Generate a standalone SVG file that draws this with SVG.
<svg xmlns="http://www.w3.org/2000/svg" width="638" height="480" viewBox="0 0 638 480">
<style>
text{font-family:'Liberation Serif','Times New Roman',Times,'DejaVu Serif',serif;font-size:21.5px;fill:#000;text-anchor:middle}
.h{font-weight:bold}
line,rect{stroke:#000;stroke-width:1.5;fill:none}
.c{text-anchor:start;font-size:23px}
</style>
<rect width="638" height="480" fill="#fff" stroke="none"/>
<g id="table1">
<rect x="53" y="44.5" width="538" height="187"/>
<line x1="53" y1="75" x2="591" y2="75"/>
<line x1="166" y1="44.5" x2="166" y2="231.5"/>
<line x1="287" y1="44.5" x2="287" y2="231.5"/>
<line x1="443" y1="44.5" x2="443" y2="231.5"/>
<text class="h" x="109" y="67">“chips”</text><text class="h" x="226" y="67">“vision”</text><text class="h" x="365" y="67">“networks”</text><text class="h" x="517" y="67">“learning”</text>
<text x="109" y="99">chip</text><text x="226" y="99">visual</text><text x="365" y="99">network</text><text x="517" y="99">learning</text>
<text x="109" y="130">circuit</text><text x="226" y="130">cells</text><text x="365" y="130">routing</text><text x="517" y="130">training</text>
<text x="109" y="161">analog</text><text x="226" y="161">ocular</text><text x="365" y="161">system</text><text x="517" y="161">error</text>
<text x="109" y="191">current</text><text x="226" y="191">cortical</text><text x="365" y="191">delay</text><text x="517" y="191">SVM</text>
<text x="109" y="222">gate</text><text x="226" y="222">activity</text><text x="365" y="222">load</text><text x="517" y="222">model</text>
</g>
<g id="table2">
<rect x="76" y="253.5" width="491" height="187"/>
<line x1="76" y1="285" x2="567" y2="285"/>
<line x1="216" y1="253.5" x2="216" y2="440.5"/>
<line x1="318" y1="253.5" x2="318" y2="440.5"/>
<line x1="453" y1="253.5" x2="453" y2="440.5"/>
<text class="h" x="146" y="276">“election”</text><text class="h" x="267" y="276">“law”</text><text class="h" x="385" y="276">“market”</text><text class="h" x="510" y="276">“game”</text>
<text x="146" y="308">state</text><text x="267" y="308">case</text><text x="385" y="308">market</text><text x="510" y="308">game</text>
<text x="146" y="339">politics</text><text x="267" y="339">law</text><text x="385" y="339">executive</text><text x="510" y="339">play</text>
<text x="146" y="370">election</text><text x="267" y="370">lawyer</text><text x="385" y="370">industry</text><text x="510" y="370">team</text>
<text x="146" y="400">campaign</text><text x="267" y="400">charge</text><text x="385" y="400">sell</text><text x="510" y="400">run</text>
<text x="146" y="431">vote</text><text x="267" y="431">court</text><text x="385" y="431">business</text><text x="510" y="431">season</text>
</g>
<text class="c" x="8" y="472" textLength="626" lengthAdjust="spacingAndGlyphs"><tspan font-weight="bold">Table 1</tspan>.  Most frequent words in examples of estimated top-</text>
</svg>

* * *

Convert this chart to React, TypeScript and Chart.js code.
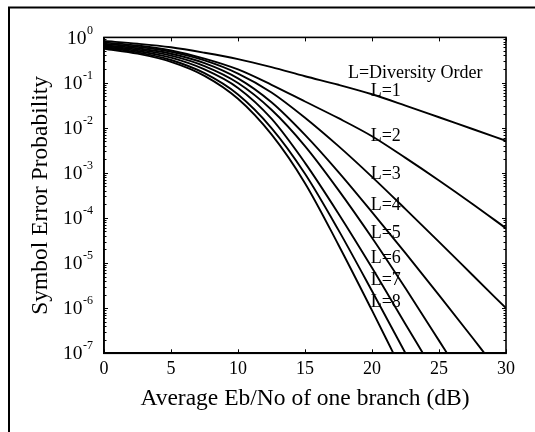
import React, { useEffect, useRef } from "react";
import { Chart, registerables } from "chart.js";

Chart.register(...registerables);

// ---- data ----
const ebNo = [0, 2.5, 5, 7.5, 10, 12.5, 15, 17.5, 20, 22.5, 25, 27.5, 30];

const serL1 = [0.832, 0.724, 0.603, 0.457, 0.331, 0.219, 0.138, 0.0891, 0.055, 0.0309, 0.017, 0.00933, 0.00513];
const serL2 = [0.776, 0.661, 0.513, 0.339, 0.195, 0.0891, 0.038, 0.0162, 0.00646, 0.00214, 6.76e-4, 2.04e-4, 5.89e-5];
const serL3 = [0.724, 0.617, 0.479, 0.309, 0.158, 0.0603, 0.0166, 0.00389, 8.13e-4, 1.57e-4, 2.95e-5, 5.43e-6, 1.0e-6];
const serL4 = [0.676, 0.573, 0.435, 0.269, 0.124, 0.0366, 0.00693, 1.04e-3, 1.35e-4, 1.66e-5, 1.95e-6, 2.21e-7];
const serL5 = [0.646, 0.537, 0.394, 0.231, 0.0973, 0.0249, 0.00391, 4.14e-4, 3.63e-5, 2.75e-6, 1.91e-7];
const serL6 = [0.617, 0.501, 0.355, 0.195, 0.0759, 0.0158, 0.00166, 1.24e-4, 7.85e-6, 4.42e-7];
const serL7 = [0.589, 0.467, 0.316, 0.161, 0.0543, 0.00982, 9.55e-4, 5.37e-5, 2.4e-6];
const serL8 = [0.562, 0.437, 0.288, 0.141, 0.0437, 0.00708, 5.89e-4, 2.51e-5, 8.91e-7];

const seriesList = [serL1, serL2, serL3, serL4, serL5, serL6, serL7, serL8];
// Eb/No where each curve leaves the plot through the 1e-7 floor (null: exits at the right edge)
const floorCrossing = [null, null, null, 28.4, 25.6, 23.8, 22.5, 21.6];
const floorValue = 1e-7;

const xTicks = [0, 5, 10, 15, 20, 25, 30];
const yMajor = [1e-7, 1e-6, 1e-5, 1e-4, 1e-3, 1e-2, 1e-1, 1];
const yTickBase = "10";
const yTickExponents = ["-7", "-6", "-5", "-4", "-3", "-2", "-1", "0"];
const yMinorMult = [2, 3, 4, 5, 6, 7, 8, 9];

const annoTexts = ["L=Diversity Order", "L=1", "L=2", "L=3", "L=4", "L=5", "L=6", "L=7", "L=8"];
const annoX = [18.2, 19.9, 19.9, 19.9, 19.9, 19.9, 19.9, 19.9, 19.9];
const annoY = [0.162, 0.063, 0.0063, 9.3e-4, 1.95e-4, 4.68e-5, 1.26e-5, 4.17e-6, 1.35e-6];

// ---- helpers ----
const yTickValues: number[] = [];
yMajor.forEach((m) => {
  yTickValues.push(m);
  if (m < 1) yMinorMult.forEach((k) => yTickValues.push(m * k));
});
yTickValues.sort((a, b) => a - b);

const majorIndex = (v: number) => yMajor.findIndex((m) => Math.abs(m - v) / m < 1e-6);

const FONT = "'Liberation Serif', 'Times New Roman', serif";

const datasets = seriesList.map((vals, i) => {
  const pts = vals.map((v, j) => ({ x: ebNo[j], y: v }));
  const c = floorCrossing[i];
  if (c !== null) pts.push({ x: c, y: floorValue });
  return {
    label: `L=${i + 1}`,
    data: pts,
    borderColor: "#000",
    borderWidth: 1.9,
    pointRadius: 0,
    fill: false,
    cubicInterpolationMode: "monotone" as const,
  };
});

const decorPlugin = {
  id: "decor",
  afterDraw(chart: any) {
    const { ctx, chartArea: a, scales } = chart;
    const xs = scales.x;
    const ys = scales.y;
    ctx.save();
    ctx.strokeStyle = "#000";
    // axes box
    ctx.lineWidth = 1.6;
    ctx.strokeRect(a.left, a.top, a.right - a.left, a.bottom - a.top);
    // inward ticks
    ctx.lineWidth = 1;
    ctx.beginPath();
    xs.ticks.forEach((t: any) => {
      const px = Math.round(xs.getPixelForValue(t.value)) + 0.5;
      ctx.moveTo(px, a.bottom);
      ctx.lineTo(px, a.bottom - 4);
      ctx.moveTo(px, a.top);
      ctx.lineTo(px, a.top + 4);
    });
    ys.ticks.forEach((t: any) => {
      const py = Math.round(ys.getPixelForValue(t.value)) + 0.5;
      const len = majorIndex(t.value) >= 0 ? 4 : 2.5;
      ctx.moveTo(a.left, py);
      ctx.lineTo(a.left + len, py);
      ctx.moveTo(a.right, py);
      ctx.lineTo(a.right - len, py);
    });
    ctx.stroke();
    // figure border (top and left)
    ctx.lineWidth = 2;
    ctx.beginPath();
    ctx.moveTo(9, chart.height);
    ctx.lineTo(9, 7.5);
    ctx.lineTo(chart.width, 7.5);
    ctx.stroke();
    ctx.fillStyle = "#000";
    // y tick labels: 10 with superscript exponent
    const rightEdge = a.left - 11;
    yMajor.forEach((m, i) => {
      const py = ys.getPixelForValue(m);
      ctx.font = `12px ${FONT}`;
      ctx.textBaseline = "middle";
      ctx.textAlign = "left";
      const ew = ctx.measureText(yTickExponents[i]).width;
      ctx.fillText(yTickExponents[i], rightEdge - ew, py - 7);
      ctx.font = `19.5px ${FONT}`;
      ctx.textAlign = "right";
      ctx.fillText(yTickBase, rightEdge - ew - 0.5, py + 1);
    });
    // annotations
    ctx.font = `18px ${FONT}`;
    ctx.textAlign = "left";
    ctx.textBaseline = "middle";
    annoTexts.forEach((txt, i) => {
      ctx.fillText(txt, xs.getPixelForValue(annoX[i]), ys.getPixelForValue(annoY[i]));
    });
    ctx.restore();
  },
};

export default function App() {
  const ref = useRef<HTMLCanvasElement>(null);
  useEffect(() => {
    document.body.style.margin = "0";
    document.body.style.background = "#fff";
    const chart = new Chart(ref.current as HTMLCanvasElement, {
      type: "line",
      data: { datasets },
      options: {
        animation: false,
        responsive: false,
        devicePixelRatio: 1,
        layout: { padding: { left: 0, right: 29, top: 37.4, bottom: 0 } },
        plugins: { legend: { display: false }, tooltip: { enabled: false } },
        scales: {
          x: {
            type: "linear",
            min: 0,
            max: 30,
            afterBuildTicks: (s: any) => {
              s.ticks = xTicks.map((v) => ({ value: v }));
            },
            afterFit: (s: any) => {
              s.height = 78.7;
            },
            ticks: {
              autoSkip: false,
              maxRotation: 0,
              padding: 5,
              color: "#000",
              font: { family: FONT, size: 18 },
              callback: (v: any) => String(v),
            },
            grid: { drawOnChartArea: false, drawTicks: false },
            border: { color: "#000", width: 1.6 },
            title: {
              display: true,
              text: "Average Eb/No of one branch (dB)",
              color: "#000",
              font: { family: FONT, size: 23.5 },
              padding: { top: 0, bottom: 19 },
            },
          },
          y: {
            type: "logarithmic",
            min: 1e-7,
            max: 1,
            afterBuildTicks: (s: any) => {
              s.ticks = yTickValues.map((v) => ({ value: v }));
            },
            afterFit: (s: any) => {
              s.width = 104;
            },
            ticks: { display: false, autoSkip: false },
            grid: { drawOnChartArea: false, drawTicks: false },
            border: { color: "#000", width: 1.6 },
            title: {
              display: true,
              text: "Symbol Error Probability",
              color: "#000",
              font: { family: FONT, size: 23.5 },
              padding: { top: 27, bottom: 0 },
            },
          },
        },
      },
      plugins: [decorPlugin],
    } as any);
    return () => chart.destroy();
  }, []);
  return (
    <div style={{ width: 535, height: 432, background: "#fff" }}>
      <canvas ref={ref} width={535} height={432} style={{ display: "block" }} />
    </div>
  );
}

**YOUR OBJECTIVE**
Quote only the lines running from the line with "Convert this chart" to the line with "25, 27.5, 30];", ends included, exactly as they appear and without the pictures.

**SOLUTION FOR THIS EXERCISE**
Convert this chart to React, TypeScript and Chart.js code.
import React, { useEffect, useRef } from "react";
import { Chart, registerables } from "chart.js";

Chart.register(...registerables);

// ---- data ----
const ebNo = [0, 2.5, 5, 7.5, 10, 12.5, 15, 17.5, 20, 22.5, 25, 27.5, 30];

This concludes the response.